DIRECTIONS FOR THIS TASK =
Each line that holds the word "with" is to be identified and copied.

DATASET EXCERPTS =
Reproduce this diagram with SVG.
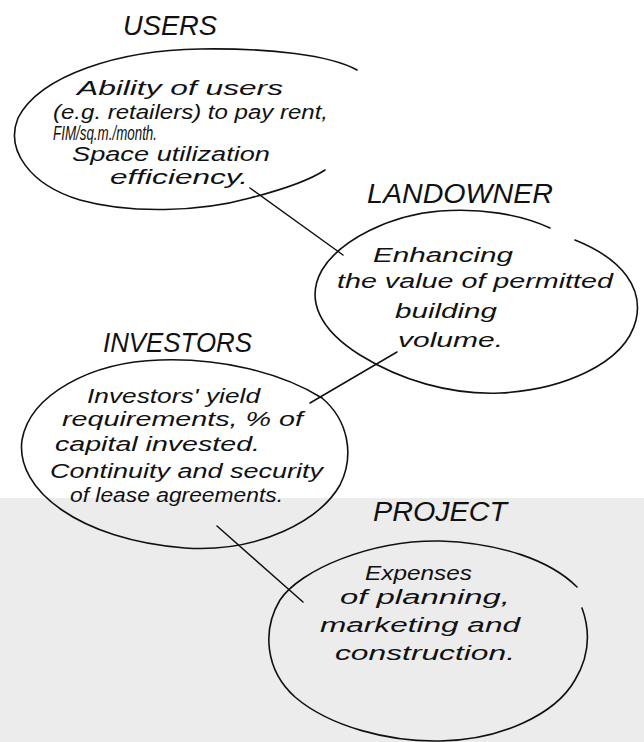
<svg xmlns="http://www.w3.org/2000/svg" width="644" height="742" viewBox="0 0 644 742">
  <style>
    .outline { fill: none; stroke: #111; stroke-width: 1.6; stroke-linecap: round; stroke-linejoin: round; }
    .link { fill: none; stroke: #111; stroke-width: 1.5; stroke-linecap: round; }
    .title { font-family: "Liberation Sans", "DejaVu Sans", sans-serif; font-style: italic; font-size: 27px; fill: #111; }
    .body { font-family: "Liberation Sans", "DejaVu Sans", sans-serif; font-style: italic; font-size: 20px; fill: #111; }
  </style>

  <!-- backgrounds -->
  <rect x="0" y="0" width="644" height="742" fill="#ffffff"/>
  <rect x="0" y="498" width="644" height="244" fill="#ececec"/>

  <!-- connectors -->
  <g id="connectors">
    <line class="link" x1="250" y1="188" x2="343" y2="255"/>
    <line class="link" x1="397" y1="352" x2="310" y2="403"/>
    <line class="link" x1="217" y1="526" x2="303" y2="602"/>
  </g>

  <!-- users -->
  <g id="users">
    <text class="title" x="123" y="35" textLength="94" lengthAdjust="spacingAndGlyphs">USERS</text>
    <path class="outline" d="M357,70 C330,55 270,48 200,49 C120,50 40,75 18,118 C5,150 30,185 80,200 C130,214 200,212 250,198 C285,189 310,180 325,170"/>
    <text class="body" x="77" y="95" textLength="206" lengthAdjust="spacingAndGlyphs">Ability of users</text>
    <text class="body" x="53" y="119" textLength="275" lengthAdjust="spacingAndGlyphs">(e.g. retailers) to pay rent,</text>
    <text class="body" x="53" y="140" font-size="13" textLength="104" lengthAdjust="spacingAndGlyphs">FIM/sq.m./month.</text>
    <text class="body" x="72" y="161" textLength="198" lengthAdjust="spacingAndGlyphs">Space utilization</text>
    <text class="body" x="110" y="184" textLength="138" lengthAdjust="spacingAndGlyphs">efficiency.</text>
  </g>

  <!-- landowner -->
  <g id="landowner">
    <text class="title" x="367" y="203" font-size="25" textLength="186" lengthAdjust="spacingAndGlyphs">LANDOWNER</text>
    <path class="outline" d="M550,228 C520,214 480,208 440,211 C390,215 340,240 322,270 C305,300 320,330 360,355 C400,380 450,395 500,393 C560,390 625,365 636,320 C643,290 625,260 575,240"/>
    <text class="body" x="373" y="262" textLength="140" lengthAdjust="spacingAndGlyphs">Enhancing</text>
    <text class="body" x="337" y="288" textLength="276" lengthAdjust="spacingAndGlyphs">the value of permitted</text>
    <text class="body" x="395" y="318" textLength="102" lengthAdjust="spacingAndGlyphs">building</text>
    <text class="body" x="398" y="347" textLength="105" lengthAdjust="spacingAndGlyphs">volume.</text>
  </g>

  <!-- investors -->
  <g id="investors">
    <text class="title" x="103" y="352" textLength="149" lengthAdjust="spacingAndGlyphs">INVESTORS</text>
    <path class="outline" d="M322,398 C280,372 220,358 160,360 C90,362 30,395 22,440 C15,490 80,540 185,548 C260,553 320,520 340,485 C355,455 348,420 322,398"/>
    <text class="body" x="87" y="403" textLength="173" lengthAdjust="spacingAndGlyphs">Investors' yield</text>
    <text class="body" x="62" y="426" textLength="241" lengthAdjust="spacingAndGlyphs">requirements, % of</text>
    <text class="body" x="55" y="451" textLength="205" lengthAdjust="spacingAndGlyphs">capital invested.</text>
    <text class="body" x="50" y="478" textLength="273" lengthAdjust="spacingAndGlyphs">Continuity and security</text>
    <text class="body" x="70" y="502" textLength="213" lengthAdjust="spacingAndGlyphs">of lease agreements.</text>
  </g>

  <!-- project -->
  <g id="project">
    <text class="title" x="373" y="521" textLength="134" lengthAdjust="spacingAndGlyphs">PROJECT</text>
    <path class="outline" d="M577,587 C550,560 500,543 440,541 C370,540 300,570 280,600 C262,630 265,670 295,697 C330,727 390,742 440,741 C500,740 555,715 575,680 C590,655 590,630 582,608"/>
    <text class="body" x="365" y="580" textLength="107" lengthAdjust="spacingAndGlyphs">Expenses</text>
    <text class="body" x="340" y="604" textLength="170" lengthAdjust="spacingAndGlyphs">of planning,</text>
    <text class="body" x="320" y="632" textLength="200" lengthAdjust="spacingAndGlyphs">marketing and</text>
    <text class="body" x="335" y="660" textLength="180" lengthAdjust="spacingAndGlyphs">construction.</text>
  </g>
</svg>
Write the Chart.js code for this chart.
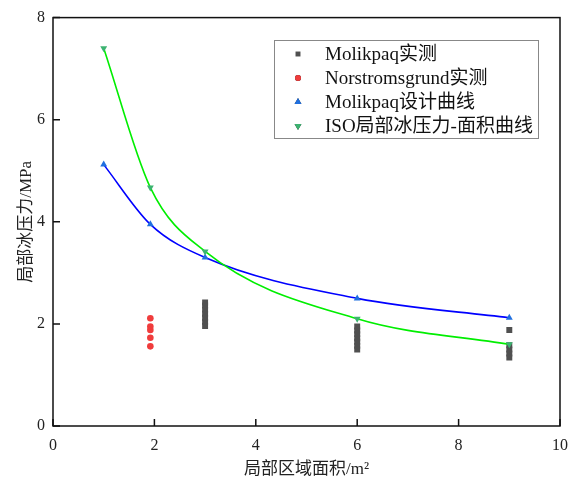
<!DOCTYPE html>
<html>
<head>
<meta charset="utf-8">
<script src="https://cdn.jsdelivr.net/npm/chart.js@4.4.1/dist/chart.umd.min.js"></script>
<style>
  html, body { margin: 0; padding: 0; background: #fff; }
  #wrap { width: 578px; height: 480px; }
</style>
</head>
<body>
<div id="wrap"><canvas id="ice-chart"></canvas></div>
<script>
// measured local ice pressure (MPa) vs local area (m2)
const molikpaqX = [3, 3, 3, 3, 3, 3, 3, 6, 6, 6, 6, 6, 6, 6, 9, 9, 9, 9, 9];
const molikpaqY = [2.42, 2.36, 2.28, 2.20, 2.12, 2.04, 1.96,
                   1.95, 1.87, 1.80, 1.72, 1.65, 1.57, 1.50,
                   1.88, 1.58, 1.50, 1.42, 1.34];
const norX = [1.92, 1.92, 1.92, 1.92, 1.92];
const norY = [2.11, 1.95, 1.88, 1.73, 1.56];

// design curves
const curveX = [1, 1.92, 3, 6, 9];
const designY = [5.12, 3.95, 3.30, 2.50, 2.12];
const isoY = [7.40, 4.67, 3.42, 2.10, 1.60];

const xTicks = [0, 2, 4, 6, 8, 10];
const yTicks = [0, 2, 4, 6, 8];

const seriesNames = ['Molikpaq实测', 'Norstromsgrund实测', 'Molikpaq设计曲线', 'ISO局部冰压力-面积曲线'];

const serif = '"Liberation Serif", "Times New Roman", "Noto Sans CJK SC", serif';

function pts(xs, ys) {
    return xs.map((x, i) => ({ x: x, y: ys[i] }));
}

// frame + inward ticks + legend box
const framePlugin = {
    id: 'frame',
    afterDatasetsDraw(chart) {
        const ctx = chart.ctx;
        const a = chart.chartArea;
        const xs = chart.scales.x, ys = chart.scales.y;
        ctx.save();
        ctx.strokeStyle = '#111';
        ctx.lineWidth = 1.5;
        ctx.strokeRect(a.left, a.top, a.right - a.left, a.bottom - a.top);
        ctx.beginPath();
        xTicks.forEach(v => {
            const px = xs.getPixelForValue(v);
            ctx.moveTo(px, a.bottom);
            ctx.lineTo(px, a.bottom - 7);
        });
        yTicks.forEach(v => {
            const py = ys.getPixelForValue(v);
            ctx.moveTo(a.left, py);
            ctx.lineTo(a.left + 7, py);
        });
        ctx.stroke();

        // legend
        const lx = 274, ly = 40, lw = 264, lh = 98;
        ctx.fillStyle = '#fff';
        ctx.fillRect(lx, ly, lw, lh);
        ctx.strokeStyle = '#888';
        ctx.lineWidth = 1;
        ctx.strokeRect(lx + 0.5, ly + 0.5, lw, lh);
        ctx.font = '19px ' + serif;
        ctx.textBaseline = 'middle';
        const styles = [
            { style: 'rect', color: '#505050', r: 3.5, rot: 0 },
            { style: 'circle', color: '#f03c3c', r: 3, rot: 0 },
            { style: 'triangle', color: '#1f6fe0', r: 4, rot: 0 },
            { style: 'triangle', color: '#3cb371', r: 4, rot: 180 }
        ];
        styles.forEach((s, i) => {
            const y = ly + 14 + i * 24;
            Chart.helpers.drawPoint(ctx, {
                pointStyle: s.style, radius: s.r, rotation: s.rot,
                borderWidth: 0
            }, lx + 24, y);
            ctx.fillStyle = s.color;
            ctx.fill();
            ctx.fillStyle = '#111';
            ctx.fillText(seriesNames[i], lx + 51, y + 1);
        });
        ctx.restore();
    }
};

const ctx = document.getElementById('ice-chart').getContext('2d');
new Chart(ctx, {
    type: 'scatter',
    data: {
        datasets: [
            {
                label: seriesNames[0],
                data: pts(molikpaqX, molikpaqY),
                pointStyle: 'rect',
                pointRadius: 4.2,
                backgroundColor: '#505050',
                borderColor: '#505050',
                borderWidth: 0,
                order: 4
            },
            {
                label: seriesNames[1],
                data: pts(norX, norY),
                pointStyle: 'circle',
                pointRadius: 3.3,
                backgroundColor: '#f03c3c',
                borderColor: '#f03c3c',
                borderWidth: 0,
                order: 3
            },
            {
                label: seriesNames[2],
                data: pts(curveX, designY),
                showLine: true,
                cubicInterpolationMode: 'monotone',
                borderColor: '#0000ff',
                borderWidth: 1.6,
                pointStyle: 'triangle',
                pointRadius: 4,
                pointBackgroundColor: '#1f6fe0',
                pointBorderWidth: 0,
                order: 2
            },
            {
                label: seriesNames[3],
                data: pts(curveX, isoY),
                showLine: true,
                cubicInterpolationMode: 'monotone',
                borderColor: '#00ee00',
                borderWidth: 1.6,
                pointStyle: 'triangle',
                pointRotation: 180,
                pointRadius: 4,
                pointBackgroundColor: '#3cb371',
                pointBorderWidth: 0,
                order: 1
            }
        ]
    },
    options: {
        responsive: true,
        maintainAspectRatio: false,
        animation: false,
        layout: { padding: { top: 15, right: 13, left: 0, bottom: 0 } },
        plugins: {
            legend: { display: false },
            tooltip: { enabled: false }
        },
        scales: {
            x: {
                type: 'linear',
                min: 0,
                max: 10,
                afterBuildTicks: s => { s.ticks = xTicks.map(v => ({ value: v })); },
                afterFit: s => { s.height = 54; },
                grid: { display: false, drawTicks: false },
                border: { display: false },
                ticks: { color: '#222', padding: 10, font: { family: serif, size: 16 } },
                title: {
                    display: true,
                    text: '局部区域面积/m²',
                    color: '#222',
                    padding: { top: 2, bottom: 0 },
                    font: { family: serif, size: 17 }
                }
            },
            y: {
                min: 0,
                max: 8,
                afterBuildTicks: s => { s.ticks = yTicks.map(v => ({ value: v })); },
                afterFit: s => { s.width = 53; },
                grid: { display: false, drawTicks: false },
                border: { display: false },
                ticks: { color: '#222', padding: 8, font: { family: serif, size: 16 } },
                title: {
                    display: true,
                    text: '局部冰压力/MPa',
                    color: '#222',
                    padding: { top: 16, bottom: 0 },
                    font: { family: serif, size: 17 }
                }
            }
        }
    },
    plugins: [framePlugin]
});
</script>
</body>
</html>
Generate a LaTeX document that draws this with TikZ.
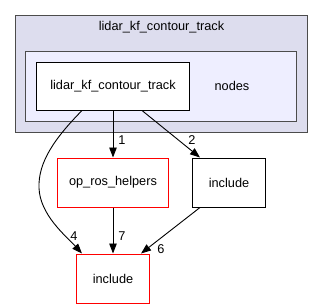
\documentclass[tikz,border=0pt]{standalone}
\usepackage{fontspec}
\setmainfont{Liberation Sans}
\usetikzlibrary{arrows.meta}
\definecolor{outerfill}{HTML}{DDDDEE}
\definecolor{innerfill}{HTML}{EEEEFF}
\begin{document}
\begin{tikzpicture}[x=1bp,y=-1bp,font=\fontsize{12.8}{15}\selectfont,
clusterbox/.style={draw=black!70,line width=1bp,inner sep=0pt},
dirbox/.style={draw,fill=white,line width=1bp,inner sep=0pt,minimum height=49bp},
reddir/.style={dirbox,draw=red},
dep/.style={line width=0.9bp,-{Triangle[length=10bp,width=7.5bp]}},
deplabel/.style={inner sep=0pt}]
\useasboundingbox (0,0) rectangle (323,308);
\node[clusterbox,fill=outerfill,minimum width=291bp,minimum height=117bp] (outer) at (161.5,73.5) {};
\node (outerlabel) at (161.5,27) {lidar\_kf\_contour\_track};
\node[clusterbox,fill=innerfill,minimum width=270bp,minimum height=70bp] (inner) at (161,86) {};
\node[dirbox,minimum width=152bp,minimum height=48bp] (lidar) at (113,86) {lidar\_kf\_contour\_track};
\node (nodesdir) at (232,86) {nodes};
\node[reddir,minimum width=110bp] (helpers) at (113,182.5) {op\_ros\_helpers};
\node[dirbox,minimum width=72bp] (incl) at (229,182.5) {include};
\node[reddir,minimum width=72bp] (incred) at (113,278.5) {include};

\draw[dep] (lidar.south) -- (helpers.north);
\draw[dep] ([xshift=29bp]lidar.south) -- ([xshift=-29bp]incl.north);
\draw[dep] ([xshift=-31bp]lidar.south) .. controls (55,138) and (38,162) .. (39,188)
  .. controls (40,215) and (66,236) .. ([xshift=-31bp]incred.north);
\draw[dep] (helpers.south) -- (incred.north);
\draw[dep] ([xshift=-29bp]incl.south) -- ([xshift=28bp]incred.north);

\node[deplabel] (l1) at (122,140) {1};
\node[deplabel] (l2) at (192,140) {2};
\node[deplabel] (l4) at (74,236) {4};
\node[deplabel] (l7) at (122,236) {7};
\node[deplabel] (l6) at (161,249) {6};
\end{tikzpicture}
\end{document}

EXERCISE OUTPUT =
Reproduce this diagram with SVG.
Generate a LaTeX document that draws this with TikZ.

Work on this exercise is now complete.